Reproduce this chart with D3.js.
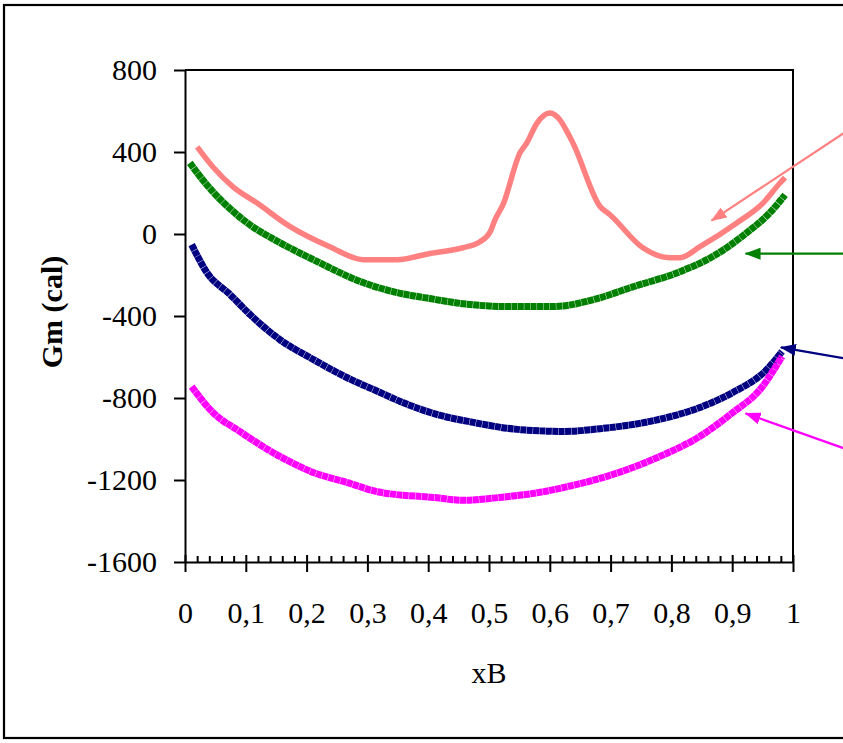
<!DOCTYPE html>
<html lang="en">
<head>
<meta charset="UTF-8">
<title>Gm vs xB</title>
<style>
  body { margin: 0; background: #fff; }
  svg { display: block; font-family: "Liberation Serif", "Times New Roman", serif; }
</style>
</head>
<body>
<svg width="843" height="743" id="svg"></svg>
<script src="https://d3js.org/d3.v7.min.js"></script>
<script>
// data: xB and Gm (cal) for each curve
const pinkX = [0.02, 0.046, 0.079, 0.118, 0.173, 0.238, 0.293, 0.349, 0.403, 0.457, 0.485, 0.502, 0.51, 0.523, 0.551, 0.562, 0.579, 0.6, 0.613, 0.638, 0.683, 0.699, 0.753, 0.798, 0.814, 0.847, 0.908, 0.951, 0.979, 0.987]
const pinkG = [425, 327, 230, 152, 36, -62, -125, -125, -95, -67, -38, 11, 70, 143, 396, 444, 541, 590, 570, 444, 133, 94, -67, -116, -116, -62, 55, 152, 250, 275]
const greenX = [0.008, 0.033, 0.046, 0.102, 0.156, 0.211, 0.293, 0.349, 0.403, 0.457, 0.53, 0.605, 0.678, 0.732, 0.814, 0.868, 0.924, 0.962, 0.987]
const greenG = [347, 250, 206, 55, -42, -125, -237, -286, -315, -340, -354, -354, -315, -262, -184, -110, 6, 104, 191]
const navyX = [0.011, 0.036, 0.074, 0.107, 0.156, 0.211, 0.266, 0.321, 0.354, 0.414, 0.474, 0.546, 0.622, 0.688, 0.765, 0.847, 0.901, 0.957, 0.982]
const navyG = [-52, -188, -295, -393, -515, -612, -700, -773, -817, -880, -919, -953, -963, -948, -914, -846, -773, -661, -573]
const magentaX = [0.011, 0.046, 0.09, 0.156, 0.211, 0.266, 0.321, 0.408, 0.457, 0.518, 0.584, 0.638, 0.694, 0.781, 0.847, 0.901, 0.946, 0.982]
const magentaG = [-745, -871, -963, -1085, -1163, -1212, -1260, -1285, -1299, -1285, -1260, -1226, -1182, -1085, -987, -871, -758, -597]

const xTicks = [0, 0.1, 0.2, 0.3, 0.4, 0.5, 0.6, 0.7, 0.8, 0.9, 1]
const yTicks = [800, 400, 0, -400, -800, -1200, -1600]

// arrows pointing in from the right side: [tip xB, tip Gm, tail xB, tail Gm]
const arrows = [
  {color: "#FF8080", pts: [0.866, 65, 1.09, 505]},
  {color: "#008000", pts: [0.922, -96, 1.09, -96]},
  {color: "#000080", pts: [0.98, -553, 1.09, -610]},
  {color: "#FF00FF", pts: [0.922, -875, 1.09, -1052]}
]

// pink is a plain line, the others are drawn with small square markers
const series = [
  {x: pinkX, g: pinkG, color: "#FF8080", w: 5.5, dash: null},
  {x: greenX, g: greenG, color: "#008000", w: 7, dash: "6 0.4"},
  {x: navyX, g: navyG, color: "#000080", w: 7, dash: "6 0.4"},
  {x: magentaX, g: magentaG, color: "#FF00FF", w: 7, dash: "6 0.4"}
]

const svg = d3.select("svg#svg")
const plot = {left: 185, right: 793, top: 70, bottom: 562}

const xScale = d3.scaleLinear().domain([0, 1]).range([plot.left, plot.right])
const yScale = d3.scaleLinear().domain([-1600, 800]).range([plot.bottom, plot.top])

// outer frame
svg.append("rect").attr("x", 4).attr("y", 5).attr("width", 860).attr("height", 733)
  .attr("fill", "none").attr("stroke", "#000").attr("stroke-width", 2.2)

// plot frame top and right
svg.append("path")
  .attr("d", `M${plot.left},${plot.top}H${plot.right}V${plot.bottom}`)
  .attr("fill", "none").attr("stroke", "#000").attr("stroke-width", 2)

// y axis
const yAxis = d3.axisLeft(yScale).tickValues(yTicks).tickFormat(d => String(d))
  .tickSize(11).tickSizeOuter(0).tickPadding(17)
const gy = svg.append("g").attr("transform", `translate(${plot.left},0)`).call(yAxis)
gy.select(".domain").attr("stroke-width", 2)
gy.selectAll(".tick line").attr("stroke-width", 2)
gy.selectAll(".tick text").attr("font-size", 30).attr("font-family", "Liberation Serif, serif").attr("fill", "#000")

// x axis minor ticks (inside)
const minor = d3.range(0, 51).map(i => i / 50).filter(v => Math.round(v * 50) % 5 !== 0)
const gxm = svg.append("g").attr("transform", `translate(0,${plot.bottom})`)
  .call(d3.axisBottom(xScale).tickValues(minor).tickSize(-6).tickFormat(""))
gxm.select(".domain").remove()
gxm.selectAll(".tick line").attr("stroke-width", 2)

// x axis major ticks (cross)
const xAxis = d3.axisBottom(xScale).tickValues(xTicks)
  .tickFormat(d => String(+d.toFixed(1)).replace(".", ","))
  .tickSize(10).tickSizeOuter(0)
const gx = svg.append("g").attr("transform", `translate(0,${plot.bottom})`).call(xAxis)
gx.select(".domain").attr("stroke-width", 2)
gx.selectAll(".tick line").attr("y1", -7).attr("y2", 10).attr("stroke-width", 2)
gx.selectAll(".tick text").attr("y", 61).attr("dy", 0)
  .attr("font-size", 30).attr("font-family", "Liberation Serif, serif").attr("fill", "#000")

// axis titles
svg.append("text").attr("x", 489).attr("y", 683).attr("text-anchor", "middle")
  .attr("font-size", 30).text("xB")
svg.append("text").attr("transform", `translate(62,312) rotate(-90)`)
  .attr("text-anchor", "middle").attr("font-size", 30).attr("font-weight", "bold")
  .text("Gm (cal)")

// curves
const line = d3.line().x(d => xScale(d[0])).y(d => yScale(d[1])).curve(d3.curveMonotoneX)
svg.selectAll("path.curve").data(series).join("path")
  .attr("class", "curve")
  .attr("d", s => line(s.x.map((v, i) => [v, s.g[i]])))
  .attr("fill", "none")
  .attr("stroke", s => s.color)
  .attr("stroke-width", s => s.w)
  .attr("stroke-dasharray", s => s.dash)
  .attr("stroke-linejoin", "round")

// arrow heads
const defs = svg.append("defs")
arrows.forEach((a, i) => {
  defs.append("marker").attr("id", "ah" + i)
    .attr("viewBox", "0 0 16 12").attr("refX", 15).attr("refY", 6)
    .attr("markerWidth", 16).attr("markerHeight", 12)
    .attr("markerUnits", "userSpaceOnUse").attr("orient", "auto")
    .append("path").attr("d", "M0,0L16,6L0,12Z").attr("fill", a.color)
})
svg.selectAll("line.arrow").data(arrows).join("line")
  .attr("class", "arrow")
  .attr("x1", a => xScale(a.pts[2])).attr("y1", a => yScale(a.pts[3]))
  .attr("x2", a => xScale(a.pts[0])).attr("y2", a => yScale(a.pts[1]))
  .attr("stroke", a => a.color).attr("stroke-width", 2.2)
  .attr("marker-end", (a, i) => `url(#ah${i})`)
</script>
</body>
</html>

════

## CHALLENGE
Pictures are to be left out; repeat all the remaining data exactly.

## RESPONSE TO THIS TASK
Reproduce this chart with D3.js.
<!DOCTYPE html>
<html lang="en">
<head>
<meta charset="UTF-8">
<title>Gm vs xB</title>
<style>
  body { margin: 0; background: #fff; }
  svg { display: block; font-family: "Liberation Serif", "Times New Roman", serif; }
</style>
</head>
<body>
<svg width="843" height="743" id="svg"></svg>
<script src="https://d3js.org/d3.v7.min.js"></script>
<script>
// data: xB and Gm (cal) for each curve
const pinkX = [0.02, 0.046, 0.079, 0.118, 0.173, 0.238, 0.293, 0.349, 0.403, 0.457, 0.485, 0.502, 0.51, 0.523, 0.551, 0.562, 0.579, 0.6, 0.613, 0.638, 0.683, 0.699, 0.753, 0.798, 0.814, 0.847, 0.908, 0.951, 0.979, 0.987]
const pinkG = [425, 327, 230, 152, 36, -62, -125, -125, -95, -67, -38, 11, 70, 143, 396, 444, 541, 590, 570, 444, 133, 94, -67, -116, -116, -62, 55, 152, 250, 275]
const greenX = [0.008, 0.033, 0.046, 0.102, 0.156, 0.211, 0.293, 0.349, 0.403, 0.457, 0.53, 0.605, 0.678, 0.732, 0.814, 0.868, 0.924, 0.962, 0.987]
const greenG = [347, 250, 206, 55, -42, -125, -237, -286, -315, -340, -354, -354, -315, -262, -184, -110, 6, 104, 191]
const navyX = [0.011, 0.036, 0.074, 0.107, 0.156, 0.211, 0.266, 0.321, 0.354, 0.414, 0.474, 0.546, 0.622, 0.688, 0.765, 0.847, 0.901, 0.957, 0.982]
const navyG = [-52, -188, -295, -393, -515, -612, -700, -773, -817, -880, -919, -953, -963, -948, -914, -846, -773, -661, -573]
const magentaX = [0.011, 0.046, 0.09, 0.156, 0.211, 0.266, 0.321, 0.408, 0.457, 0.518, 0.584, 0.638, 0.694, 0.781, 0.847, 0.901, 0.946, 0.982]
const magentaG = [-745, -871, -963, -1085, -1163, -1212, -1260, -1285, -1299, -1285, -1260, -1226, -1182, -1085, -987, -871, -758, -597]

const xTicks = [0, 0.1, 0.2, 0.3, 0.4, 0.5, 0.6, 0.7, 0.8, 0.9, 1]
const yTicks = [800, 400, 0, -400, -800, -1200, -1600]

// arrows pointing in from the right side: [tip xB, tip Gm, tail xB, tail Gm]
const arrows = [
  {color: "#FF8080", pts: [0.866, 65, 1.09, 505]},
  {color: "#008000", pts: [0.922, -96, 1.09, -96]},
  {color: "#000080", pts: [0.98, -553, 1.09, -610]},
  {color: "#FF00FF", pts: [0.922, -875, 1.09, -1052]}
]

// pink is a plain line, the others are drawn with small square markers
const series = [
  {x: pinkX, g: pinkG, color: "#FF8080", w: 5.5, dash: null},
  {x: greenX, g: greenG, color: "#008000", w: 7, dash: "6 0.4"},
  {x: navyX, g: navyG, color: "#000080", w: 7, dash: "6 0.4"},
  {x: magentaX, g: magentaG, color: "#FF00FF", w: 7, dash: "6 0.4"}
]

const svg = d3.select("svg#svg")
const plot = {left: 185, right: 793, top: 70, bottom: 562}

const xScale = d3.scaleLinear().domain([0, 1]).range([plot.left, plot.right])
const yScale = d3.scaleLinear().domain([-1600, 800]).range([plot.bottom, plot.top])

// outer frame
svg.append("rect").attr("x", 4).attr("y", 5).attr("width", 860).attr("height", 733)
  .attr("fill", "none").attr("stroke", "#000").attr("stroke-width", 2.2)

// plot frame top and right
svg.append("path")
  .attr("d", `M${plot.left},${plot.top}H${plot.right}V${plot.bottom}`)
  .attr("fill", "none").attr("stroke", "#000").attr("stroke-width", 2)

// y axis
const yAxis = d3.axisLeft(yScale).tickValues(yTicks).tickFormat(d => String(d))
  .tickSize(11).tickSizeOuter(0).tickPadding(17)
const gy = svg.append("g").attr("transform", `translate(${plot.left},0)`).call(yAxis)
gy.select(".domain").attr("stroke-width", 2)
gy.selectAll(".tick line").attr("stroke-width", 2)
gy.selectAll(".tick text").attr("font-size", 30).attr("font-family", "Liberation Serif, serif").attr("fill", "#000")

// x axis minor ticks (inside)
const minor = d3.range(0, 51).map(i => i / 50).filter(v => Math.round(v * 50) % 5 !== 0)
const gxm = svg.append("g").attr("transform", `translate(0,${plot.bottom})`)
  .call(d3.axisBottom(xScale).tickValues(minor).tickSize(-6).tickFormat(""))
gxm.select(".domain").remove()
gxm.selectAll(".tick line").attr("stroke-width", 2)

// x axis major ticks (cross)
const xAxis = d3.axisBottom(xScale).tickValues(xTicks)
  .tickFormat(d => String(+d.toFixed(1)).replace(".", ","))
  .tickSize(10).tickSizeOuter(0)
const gx = svg.append("g").attr("transform", `translate(0,${plot.bottom})`).call(xAxis)
gx.select(".domain").attr("stroke-width", 2)
gx.selectAll(".tick line").attr("y1", -7).attr("y2", 10).attr("stroke-width", 2)
gx.selectAll(".tick text").attr("y", 61).attr("dy", 0)
  .attr("font-size", 30).attr("font-family", "Liberation Serif, serif").attr("fill", "#000")

// axis titles
svg.append("text").attr("x", 489).attr("y", 683).attr("text-anchor", "middle")
  .attr("font-size", 30).text("xB")
svg.append("text").attr("transform", `translate(62,312) rotate(-90)`)
  .attr("text-anchor", "middle").attr("font-size", 30).attr("font-weight", "bold")
  .text("Gm (cal)")

// curves
const line = d3.line().x(d => xScale(d[0])).y(d => yScale(d[1])).curve(d3.curveMonotoneX)
svg.selectAll("path.curve").data(series).join("path")
  .attr("class", "curve")
  .attr("d", s => line(s.x.map((v, i) => [v, s.g[i]])))
  .attr("fill", "none")
  .attr("stroke", s => s.color)
  .attr("stroke-width", s => s.w)
  .attr("stroke-dasharray", s => s.dash)
  .attr("stroke-linejoin", "round")

// arrow heads
const defs = svg.append("defs")
arrows.forEach((a, i) => {
  defs.append("marker").attr("id", "ah" + i)
    .attr("viewBox", "0 0 16 12").attr("refX", 15).attr("refY", 6)
    .attr("markerWidth", 16).attr("markerHeight", 12)
    .attr("markerUnits", "userSpaceOnUse").attr("orient", "auto")
    .append("path").attr("d", "M0,0L16,6L0,12Z").attr("fill", a.color)
})
svg.selectAll("line.arrow").data(arrows).join("line")
  .attr("class", "arrow")
  .attr("x1", a => xScale(a.pts[2])).attr("y1", a => yScale(a.pts[3]))
  .attr("x2", a => xScale(a.pts[0])).attr("y2", a => yScale(a.pts[1]))
  .attr("stroke", a => a.color).attr("stroke-width", 2.2)
  .attr("marker-end", (a, i) => `url(#ah${i})`)
</script>
</body>
</html>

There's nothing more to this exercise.